Postrado me quedaré ante Su rostro,
Y allí mis pecados confesaré;
Le diré que soy un infeliz arruinado,
Sin Su gracia soberana.”
Regresen a sus hogares: que cada uno de nosotros, el predicador, los diáconos, la gente, ustedes que pertenecen a la iglesia, y ustedes que son del mundo, cada uno de ustedes, regrese a casa, y antes de que alimenten sus cuerpos, derramen sus corazones delante de Dios, y que este clamor único ascienda de todos nuestros labios: “Dios, sé propicio a mí, pecador”.
Tengo que hacer una pausa. Ténganme paciencia.

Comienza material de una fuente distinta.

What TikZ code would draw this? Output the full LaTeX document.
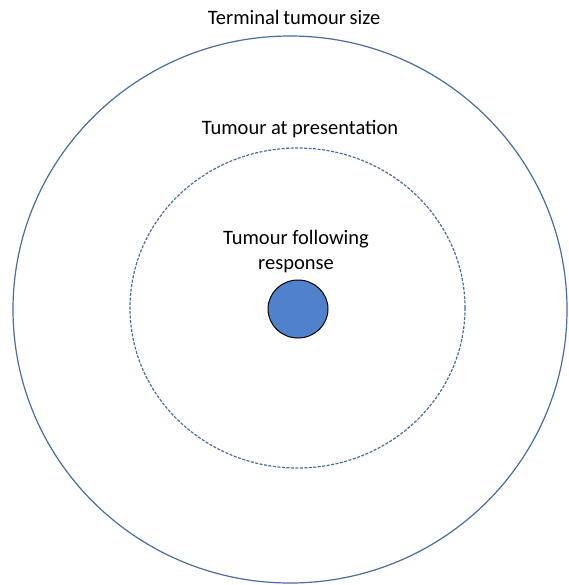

Tengo que retenerlos unos instantes. Usemos esta oración como propia ahora. ¡Oh, que pudiera subir delante del Señor en este momento como la súplica sincera de cada corazón presente en esta asamblea! Voy a repetirla, no como un texto, sino como una oración, como mi propia oración; como su propia oración. ¿Podría cada uno de ustedes adoptarla personalmente para sí? Que cada uno, repito, que desee ofrecer la oración y pueda integrarse a ella, exprese a su conclusión, un audible “Amén”.
Oremos
“DIOS, SÉ PROPICIO A MÍ, PECADOR.”
(Y la gente dijo, efectivamente, con profunda solemnidad: “AMÉN”.
P. S. El predicador espera que quien lea esto se sienta constreñido muy solemnemente a hacer lo mismo.